5.21.2005

uh. yeah.

go here.

5.11.2005

I think i should just come clean. yeah. i should. maybe tonight i shall. it's a long walk to MO.

5.08.2005

i want to be your girlfriend.

i am a miserable excuse for a person. I totally am still head over heals for this guy and ... i think he's beautiful. not necessarily by his physical beauty, i mean he looks nice and all, but he's a gorgeous person as a person and i'm head over heals. have been for a while. and i can't stop thinking about him. We're leaving from here in a week and and then i won't see him again for three months. i don't know what i'll do without him. I totally want to be like "alexander, i love you" and then tackle hug him. but in a completely different way that "knee hug" him.

4.17.2005

pudding

i wanted to make some pudding last night for pie filling for our sigma class fellowship event, but the milk was frozen. and so i used the un-frozen part of the milk. my pie is probably too thick. but i'm gonna go with "it's okay" as long as you can't bounce a fork off of it, like that "chocolate pie" during may session first year.

4.04.2005

the cardigans.

so i have a math test in 4 hours and instead of studying for it last night (or doing russian homework, working on my paper or doing my CS program) i sat around and let alex remind/teach me foundations stuff that i don't remember.

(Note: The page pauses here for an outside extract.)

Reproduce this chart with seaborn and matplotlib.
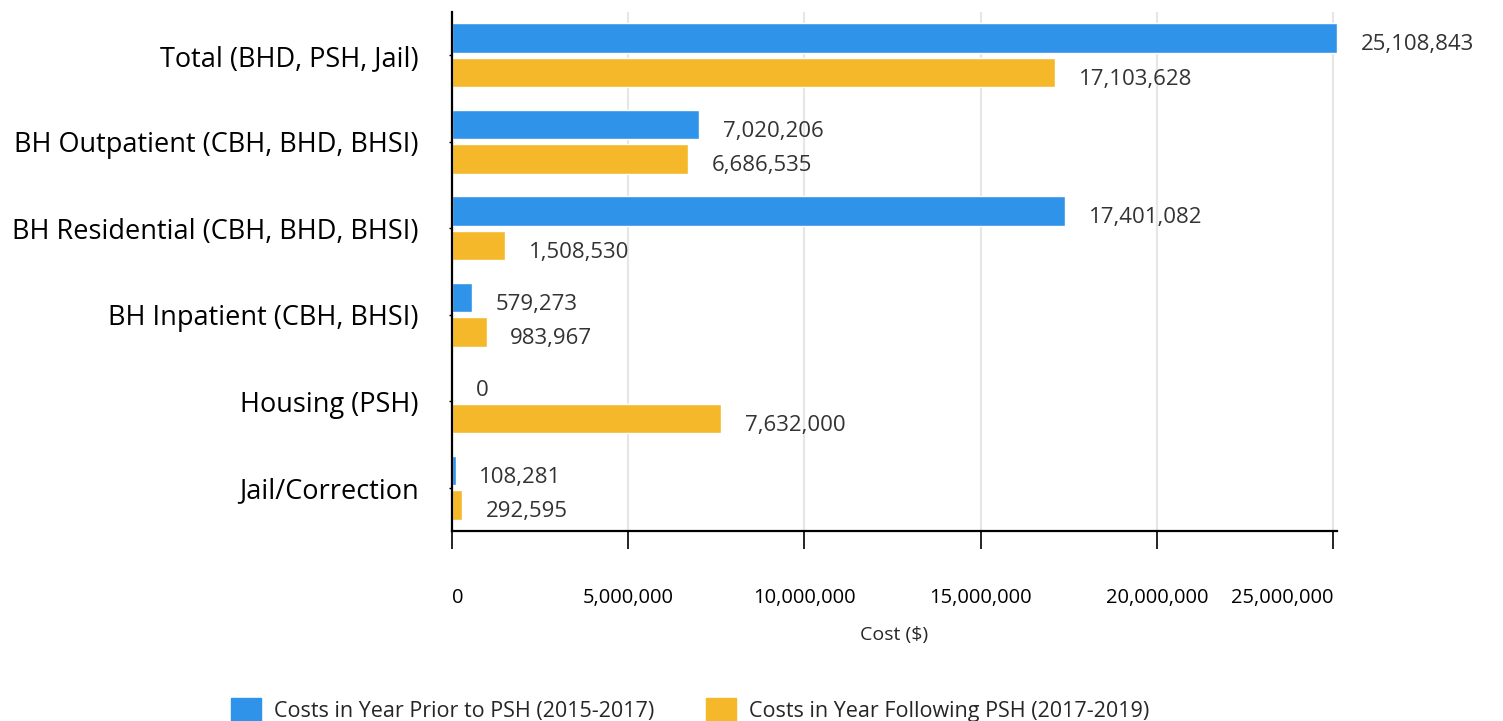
import numpy as np
import pandas as pd
import matplotlib.pyplot as plt
import seaborn as sns

# data
categories = ['Total (BHD, PSH, Jail)', 'BH Outpatient (CBH, BHD, BHSI)',
              'BH Residential (CBH, BHD, BHSI)', 'BH Inpatient (CBH, BHSI)',
              'Housing (PSH)', 'Jail/Correction']
prior = [25108843, 7020206, 17401082, 579273, 0, 108281]
following = [17103628, 6686535, 1508530, 983967, 7632000, 292595]
series = ['Costs in Year Prior to PSH (2015-2017)',
          'Costs in Year Following PSH (2017-2019)']
x_ticks = [0, 5000000, 10000000, 15000000, 20000000, 25000000]

df = pd.DataFrame({
    'category': categories * 2,
    'cost': prior + following,
    'period': [series[0]] * len(categories) + [series[1]] * len(categories),
})

BLUE = '#2f93ea'
YELLOW = '#f5b82a'

sns.set_style('white')
plt.rcParams['font.family'] = ['Open Sans', 'DejaVu Sans']

fig = plt.figure(figsize=(15.03, 7.21), dpi=100)
ax = fig.add_axes([452 / 1503, 190 / 721, 885 / 1503, 519 / 721])

sns.barplot(data=df, y='category', x='cost', hue='period', orient='h',
            palette=[BLUE, YELLOW], width=0.8, gap=0.15, legend=False,
            saturation=1, ax=ax)

# value labels sit right of the bar, a touch below centre
for cont in ax.containers:
    labels = ax.bar_label(cont, fmt='{:,.0f}', padding=17, fontsize=16,
                          color='#333333')
    for t in labels:
        t.xyann = (17, -5)

ax.set_xlim(0, max(prior))
ax.set_ylim(len(categories) - 0.5, -0.5)
ax.set_xticks(x_ticks, [f'{v:,}' for v in x_ticks])
xl = ax.get_xticklabels()
xl[0].set_ha('left')
xl[-1].set_ha('right')

ax.tick_params(axis='x', length=13, width=1.2, pad=28, labelsize=14.5,
               colors='black', bottom=True)
ax.tick_params(axis='y', length=2, width=1, pad=22, labelsize=19.5,
               colors='black', left=True)
ax.set_xlabel('Cost ($)', fontsize=14, labelpad=13)
ax.set_ylabel('')

ax.grid(axis='x', color='#e6e6e6', linewidth=1.5)
ax.set_axisbelow(True)
for side in ['top', 'right']:
    ax.spines[side].set_visible(False)
for side in ['left', 'bottom']:
    ax.spines[side].set_color('black')
    ax.spines[side].set_linewidth(1.6)

handles = [plt.Rectangle((0, 0), 1, 1, color=c) for c in [BLUE, YELLOW]]
fig.legend(handles, series, loc='center', bbox_to_anchor=(0.459, 0.015),
           ncol=2, frameon=False, fontsize=15.5, handlelength=1.4,
           handleheight=1.4, handletextpad=0.6, columnspacing=2.4)

fig.savefig('out.png', dpi=100)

Sometimes I get so frustrated. I know I shouldn't, I should be happy with where I am in my life and right now i generally am, but then, I get so scared. So scared that no one will ever love me. Not good friend love, because I'm blessed with some great friends. But love-love. sweeping me off my feet love. first kiss love. marriage love. I'm too ugly for love. i'm too fat for love. boys are repulsed by me. and i just want you to love me.

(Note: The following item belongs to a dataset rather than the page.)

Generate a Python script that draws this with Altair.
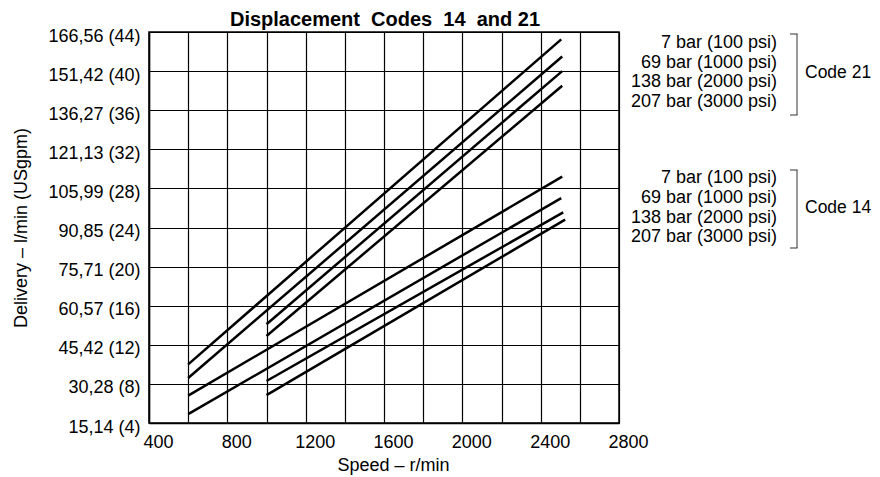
import altair as alt
import pandas as pd

# ---- data ----
series = [
    "Code 21 – 7 bar (100 psi)", "Code 21 – 69 bar (1000 psi)",
    "Code 21 – 138 bar (2000 psi)", "Code 21 – 207 bar (3000 psi)",
    "Code 14 – 7 bar (100 psi)", "Code 14 – 69 bar (1000 psi)",
    "Code 14 – 138 bar (2000 psi)", "Code 14 – 207 bar (3000 psi)",
]
speed_start = [600, 600, 1000, 1000, 600, 600, 1000, 1000]
speed_end = [2505, 2510, 2510, 2510, 2510, 2505, 2515, 2525]
gpm_start = [10.0, 8.6, 14.1, 12.9, 6.8, 4.9, 8.3, 6.85]
gpm_end = [43.25, 41.5, 40.0, 38.5, 29.2, 27.0, 25.55, 24.8]

y_ticks = [4, 8, 12, 16, 20, 24, 28, 32, 36, 40, 44]
y_tick_labels = ["15,14 (4)", "30,28 (8)", "45,42 (12)", "60,57 (16)", "75,71 (20)",
                 "90,85 (24)", "105,99 (28)", "121,13 (32)", "136,27 (36)",
                 "151,42 (40)", "166,56 (44)"]
x_grid = list(range(400, 2801, 200))

legend_rows = ["7 bar (100 psi)", "69 bar (1000 psi)", "138 bar (2000 psi)", "207 bar (3000 psi)"]
group_names = ["Code 21", "Code 14"]
chart_title = "Displacement\u00a0\u00a0Codes\u00a0\u00a014\u00a0\u00a0and 21"

rows = []
for s, x0, x1, y0, y1 in zip(series, speed_start, speed_end, gpm_start, gpm_end):
    rows.append({"series": s, "speed": x0, "gpm": y0})
    rows.append({"series": s, "speed": x1, "gpm": y1})
df = pd.DataFrame(rows)

FONT = "Liberation Sans"
label_arr = "[" + ",".join("'%s'" % t for t in y_tick_labels) + "]"

lines = alt.Chart(df).mark_line(color="black", strokeWidth=2.5).encode(
    x=alt.X("speed:Q",
            scale=alt.Scale(domain=[400, 2800], nice=False, zero=False),
            axis=alt.Axis(values=x_grid, grid=True, ticks=False,
                          labelExpr="datum.value % 400 == 0 ? datum.value : ''",
                          labelOverlap=False, labelFlush=False, labelBound=False,
                          labelOffset=9, labelPadding=10,
                          title="Speed – r/min", titleX=244, titlePadding=5)),
    y=alt.Y("gpm:Q",
            scale=alt.Scale(domain=[4, 44], nice=False, zero=False),
            axis=alt.Axis(values=y_ticks, grid=True, ticks=False,
                          labelExpr=label_arr + "[round(datum.value/4)-1]",
                          labelOverlap=False, labelFlush=False, labelBound=False,
                          labelPadding=9, labelOffset=4,
                          title="Delivery – l/min (USgpm)", titlePadding=17)),
    detail="series:N",
)

one = alt.Data(values=[{}])

title = alt.Chart(one).mark_text(
    text=chart_title, font=FONT, fontSize=20, fontWeight="bold",
    align="center", baseline="alphabetic", color="black",
).encode(x=alt.value(236), y=alt.value(-6))

leg21 = alt.Chart(one).mark_text(
    text=legend_rows, font=FONT, fontSize=18, align="right", baseline="middle",
    lineHeight=19.6, color="black",
).encode(x=alt.value(628), y=alt.value(11))

leg14 = alt.Chart(one).mark_text(
    text=legend_rows, font=FONT, fontSize=18, align="right", baseline="middle",
    lineHeight=19.8, color="black",
).encode(x=alt.value(628), y=alt.value(146))

code21 = alt.Chart(one).mark_text(
    text=group_names[0], font=FONT, fontSize=17.5, align="left", baseline="middle", color="black",
).encode(x=alt.value(656), y=alt.value(41))

code14 = alt.Chart(one).mark_text(
    text=group_names[1], font=FONT, fontSize=17.5, align="left", baseline="middle", color="black",
).encode(x=alt.value(656), y=alt.value(176))


def bracket(y_top, y_bot):
    rule = dict(color="#333333", strokeWidth=1)
    v = alt.Chart(one).mark_rule(**rule).encode(
        x=alt.value(648), y=alt.value(y_top), y2=alt.value(y_bot))
    t = alt.Chart(one).mark_rule(**rule).encode(
        x=alt.value(641), x2=alt.value(648.5), y=alt.value(y_top))
    b = alt.Chart(one).mark_rule(**rule).encode(
        x=alt.value(641), x2=alt.value(648.5), y=alt.value(y_bot))
    return v + t + b


chart = alt.layer(
    lines, title, leg21, leg14, code21, code14, bracket(2, 83), bracket(138, 216)
).properties(
    width=470, height=391,
    autosize=alt.AutoSizeParams(type="none"),
    padding={"left": 141, "top": 24, "right": 253, "bottom": 54},
    background="white",
).configure_view(
    stroke="black", strokeWidth=1.5
).configure_axis(
    gridColor="black", gridWidth=1.2, gridOpacity=1,
    domainColor="black", domainWidth=1.5,
    labelFont=FONT, labelFontSize=18, labelColor="black",
    titleFont=FONT, titleFontSize=18, titleColor="black", titleFontWeight="normal",
)

chart.save("out.html", embed_options={"renderer": "svg", "actions": False})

love me. love me. say that you love me.

okay, i feel better now.

3.29.2005

seksi

oh extended weekend! went up to des moines with josh to visit my sister and her husband. It was quality fun. josh & i bought disposable cameras to take photos with. and i was really kinda pissed with myself for forgeting my digital camera, but i hope we still got some high quality pictures.

Truman should have some kind of eastern dance class, like indian or something. nepalese. i would totally do that.

Des Moines is a beautiful city. I'm happy Marci's living there, and the place she works is extrmemely cute. I can't wait to go back and try walking all over downtown on the skywalks, which connect all of the buildings downtown.

I register today. I'm excited about next semester.

QuikTrip Rocks.

3.22.2005

middayramblings

i don't have anything to say except that i'm busy and love regina spektor.
realy really busy. and really really love. new music is good.
i'm hungry.
open koran quizzes mean that i don't read the koran before class.
so, for this ODE's paper, are we supposed to do math research or book/summary research? because i'm confused.